→ Available data:
------------------------------------------------------------
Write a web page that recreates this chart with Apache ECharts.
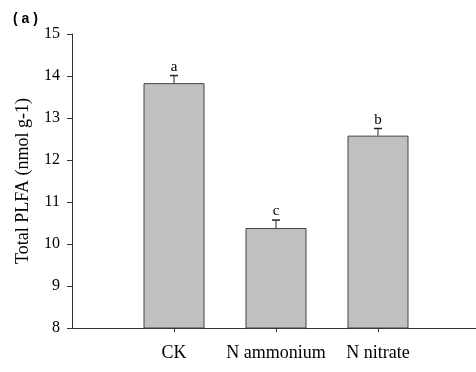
<!DOCTYPE html>
<html>
<head>
<meta charset="utf-8">
<script src="https://cdn.jsdelivr.net/npm/echarts@6/dist/echarts.min.js"></script>
<style>
html,body{margin:0;padding:0;background:#fff;}
#chart{width:476px;height:372px;}
</style>
</head>
<body>
<div id="chart"></div>
<script>
// Treatments and their mean total PLFA with standard errors
const categories = ['CK', 'N ammonium', 'N nitrate'];
const means = [13.83, 10.38, 12.58];
const errors = [0.18, 0.19, 0.17];
const letters = ['a', 'c', 'b'];
const yTicks = [8, 9, 10, 11, 12, 13, 14, 15];

// Pad the category axis with an empty slot on each side so the bars sit
// at the inner positions of a wider axis
const axisCats = [''].concat(categories, ['']);
const pad = v => ['-'].concat(v, ['-']);
const barData = pad(means);
const errData = categories.map((c, i) => [i + 1, means[i], errors[i], letters[i]]);

const serif = '"Liberation Serif", "Times New Roman", serif';
const axisColor = '#333';

const chart = echarts.init(document.getElementById('chart'), null, {renderer: 'canvas'});
chart.setOption({
  animation: false,
  backgroundColor: '#fff',
  title: {
    text: '( a )',
    left: 8, top: 7,
    textStyle: {fontFamily: '"Liberation Sans", Arial, sans-serif', fontWeight: 'bold', fontSize: 14, color: '#000'}
  },
  grid: {left: 72, top: 34, width: 408, height: 294, containLabel: false, outerBoundsMode: 'none'},
  xAxis: {
    type: 'category',
    data: axisCats,
    boundaryGap: false,
    axisLine: {lineStyle: {color: axisColor, width: 1}},
    axisTick: {
      length: 4,
      interval: (idx) => idx > 0 && idx < axisCats.length - 1,
      lineStyle: {color: axisColor}
    },
    axisLabel: {
      interval: 0,
      margin: 16,
      fontFamily: serif, fontSize: 18, color: '#000'
    },
    splitLine: {show: false}
  },
  yAxis: {
    type: 'value',
    min: yTicks[0], max: yTicks[yTicks.length - 1], interval: 1,
    name: 'Total PLFA (nmol g-1)',
    nameLocation: 'middle',
    nameGap: 40,
    nameTextStyle: {fontFamily: serif, fontSize: 18, color: '#000'},
    axisLine: {show: true, lineStyle: {color: axisColor, width: 1}},
    axisTick: {show: true, length: 5, lineStyle: {color: axisColor}},
    axisLabel: {margin: 12, fontFamily: serif, fontSize: 16, color: '#000'},
    splitLine: {show: false}
  },
  series: [
    {
      type: 'bar',
      data: barData,
      barWidth: 61,
      itemStyle: {color: '#c0c0c0', borderColor: '#444', borderWidth: 1}
    },
    {
      // upper error bars with caps and significance letters
      type: 'custom',
      data: errData,
      z: 5,
      renderItem: (params, api) => {
        const x = api.value(0), m = api.value(1), e = api.value(2);
        const base = api.coord([x, m]);
        const top = api.coord([x, m + e]);
        const cap = 4;
        return {
          type: 'group',
          children: [
            {type: 'line', shape: {x1: base[0], y1: base[1], x2: top[0], y2: top[1]},
             style: {stroke: '#222', lineWidth: 1}},
            {type: 'line', shape: {x1: top[0] - cap, y1: top[1], x2: top[0] + cap, y2: top[1]},
             style: {stroke: '#222', lineWidth: 1.5}},
            {type: 'text', x: top[0], y: top[1] - 1,
             style: {text: api.value(3), align: 'center', verticalAlign: 'bottom',
                     fontFamily: serif, fontSize: 15, fill: '#000'}}
          ]
        };
      }
    }
  ]
});
</script>
</body>
</html>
------------------------------------------------------------
Begin at the top of the material above and output each line exactly, stopping after the line that holds "const axisColor = '#333';". Leave out pictures.

Write a web page that recreates this chart with Apache ECharts.
<!DOCTYPE html>
<html>
<head>
<meta charset="utf-8">
<script src="https://cdn.jsdelivr.net/npm/echarts@6/dist/echarts.min.js"></script>
<style>
html,body{margin:0;padding:0;background:#fff;}
#chart{width:476px;height:372px;}
</style>
</head>
<body>
<div id="chart"></div>
<script>
// Treatments and their mean total PLFA with standard errors
const categories = ['CK', 'N ammonium', 'N nitrate'];
const means = [13.83, 10.38, 12.58];
const errors = [0.18, 0.19, 0.17];
const letters = ['a', 'c', 'b'];
const yTicks = [8, 9, 10, 11, 12, 13, 14, 15];

// Pad the category axis with an empty slot on each side so the bars sit
// at the inner positions of a wider axis
const axisCats = [''].concat(categories, ['']);
const pad = v => ['-'].concat(v, ['-']);
const barData = pad(means);
const errData = categories.map((c, i) => [i + 1, means[i], errors[i], letters[i]]);

const serif = '"Liberation Serif", "Times New Roman", serif';
const axisColor = '#333';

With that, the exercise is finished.